Opinión

Las vergüenzas

Mateo termina el desayuno y antes de que su madre se dé cuenta ya está en la puerta con la mochila a la espalda. Hoy expondrá un trabajo de historia hecho con fotografías antiguas y tiene prisa. 

Ana recoge los dibujos del suelo para meterlos en una carpeta. Son todos muy parecidos: siempre hay un cielo azul y un mar marrón, cosas de la imaginación infantil. Besa a su madre y sale contenta hacia su escuela, a pesar del calor. 

Sandra todavía está en pijama. Hoy no habrá clase, aunque no es domingo. Se asoma a la ventana con el pelo revuelto y se asusta: hay mucho ruido, así que tampoco podrá salir a jugar. Oye a su hermano y va hacia la cocina. Su padre no ha vuelto del trabajo, que ya no sabe cuál es. Se encoge de hombros y abre su cuaderno mientras le espera.

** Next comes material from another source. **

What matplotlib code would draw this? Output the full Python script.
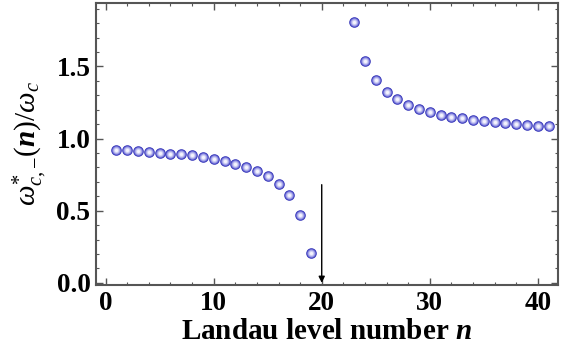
import numpy as np
import matplotlib.pyplot as plt
from matplotlib.ticker import MultipleLocator

plt.rcParams['font.family'] = ['Liberation Serif', 'DejaVu Serif']
plt.rcParams['mathtext.fontset'] = 'custom'
plt.rcParams['mathtext.rm'] = 'Liberation Serif:weight=normal'
plt.rcParams['mathtext.it'] = 'Liberation Serif:style=italic:weight=normal'
plt.rcParams['mathtext.bf'] = 'Liberation Serif:weight=bold'
plt.rcParams['mathtext.bfit'] = 'Liberation Serif:style=italic:weight=bold'

# 데이터
n_low = list(range(1, 20))
w_low = [0.921, 0.921, 0.915, 0.910, 0.903, 0.896, 0.891, 0.885, 0.871, 0.857,
         0.843, 0.824, 0.806, 0.776, 0.741, 0.688, 0.607, 0.468, 0.204]
n_high = list(range(23, 42))
w_high = [1.806, 1.535, 1.403, 1.324, 1.273, 1.234, 1.206, 1.181, 1.165, 1.148,
          1.139, 1.128, 1.123, 1.116, 1.109, 1.102, 1.095, 1.088, 1.088]
arrow_x = 20
arrow_y = (0.68, 0.0)

n_all = n_low + n_high
w_all = w_low + w_high

fig = plt.figure(figsize=(5.78, 3.6), dpi=100)
ax = fig.add_axes([0.166, 0.208, 0.799, 0.784])

# 구 모양 점: 파란 테두리에서 흰 중심으로 겹쳐 그리기
ax.scatter(n_all, w_all, s=58, color='#3434b8', zorder=3, linewidths=0)
shades = ['#6464d2', '#9090e2', '#b6b6ee', '#d8d8f6', '#f4f4fd']
sizes = [42, 31, 21, 12, 5]
for c, s in zip(shades, sizes):
    ax.scatter(n_all, w_all, s=s, color=c, zorder=4, linewidths=0)

ax.annotate('', xy=(arrow_x, arrow_y[1]), xytext=(arrow_x, arrow_y[0]),
            arrowprops=dict(arrowstyle='-|>', color='black', lw=1.0,
                            mutation_scale=9, shrinkA=0, shrinkB=0))

ax.set_xlim(-0.9, 41.85)
ax.set_ylim(-0.016, 1.94)
ax.xaxis.set_major_locator(MultipleLocator(10))
ax.xaxis.set_minor_locator(MultipleLocator(2))
ax.yaxis.set_minor_locator(MultipleLocator(0.1))
ax.set_yticks([0.0, 0.5, 1.0, 1.5])
ax.set_yticklabels(['0.0', '0.5', '1.0', '1.5'])

for sp in ax.spines.values():
    sp.set_color('#555555')
    sp.set_linewidth(1.5)
ax.tick_params(which='both', direction='in', top=True, right=True,
               color='#555555', labelsize=19.5, pad=4)
ax.tick_params(which='major', length=5, width=1)
ax.tick_params(which='minor', length=2.5, width=0.8)
for lab in ax.get_xticklabels() + ax.get_yticklabels():
    lab.set_fontweight('bold')

ax.set_xlabel(r'Landau level number $\mathbfit{n}$', fontsize=21,
              fontweight='bold', labelpad=2)
ax.set_ylabel(r'$\omega^{*}_{c,{-}}(\mathbfit{n})/\omega_c$', fontsize=21,
              labelpad=5)

fig.savefig('out.png', dpi=100)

Mateo piensa mucho en aquella mañana. No sabe por qué, tal vez porque se echa de menos a sí mismo. Recorre las fotos en su cabeza y siente la soledad. Se ve reflejado en las gafas de sol del soldado turco. Ya no intenta ir hacia ningún lugar, porque no hay ningún lugar al que ir, más allá de las vallas vigiladas. Hoy recuerda aquel trabajo de historia. Después vino la guerra, el campamento y después la nada, salvo ese odio que sigue creciendo y que él desea mitigar. Se llama Hassim, pero podía ser Mateo, el vecino del tercero. Ana ha encontrado por casualidad un dibujo de aquella infancia, el único que ha sobrevivido. Se ve, hace ya más de treinta años, pintando ese mar marrón. Era el único color posible para ella, que sólo había vivido en el dorado de la arena de su provisional patria eterna. El final de aquellas tiendas, decían, estaba cerca, pero su hija sigue atrapada en el mismo desierto que lo estuvo su madre y su abuela y que atrapará a su nieta. Aisha, que ya sabe que el mar es azul, podía ser Ana, la cajera del supermercado.

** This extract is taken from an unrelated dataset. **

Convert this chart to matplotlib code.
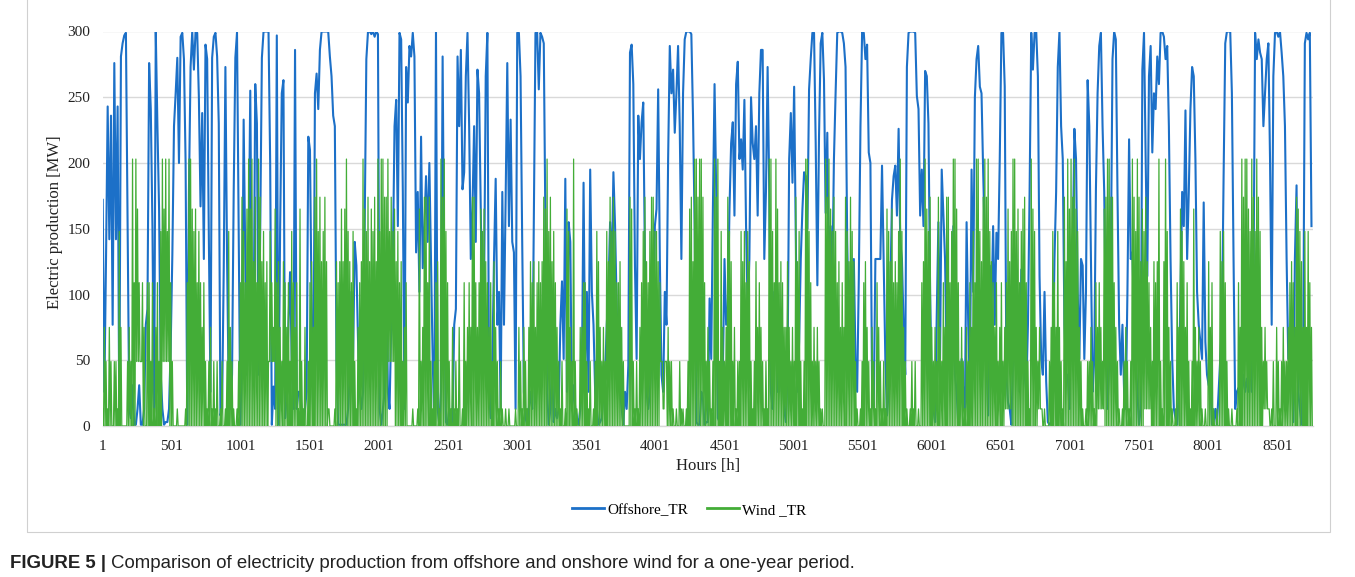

Sandra sigue en pijama. Hoy no irá a trabajar, ni mañana. Sigue el ruido, pero fuera, porque en la casa rota cada vez hay más silencio, porque cada vez son menos. Ya no espera a su padre, que un día no volvió. Dejó de llorar. Se ha rendido al miedo y a la muerte de los bombardeos. Es Fátima, pero podría ser Sandra, la médica del ambulatorio. 

Son vidas de excepción que se convirtieron en permanentes mientras cerrábamos nuestras ventananas, pero siguen ahí, latiendo alimentadas de desesperación y  de metralla. Tal vez sea momento de colocar el foco mediático en el lugar correcto para parar el ruido del sinsentido y dejar en evidencia a las voces del odio y las conquistas. Algún día habrá que abrir las ventanas y mirar de frente al paisaje desolado de décadas de vergonzosa historia. ¿Por qué no hoy?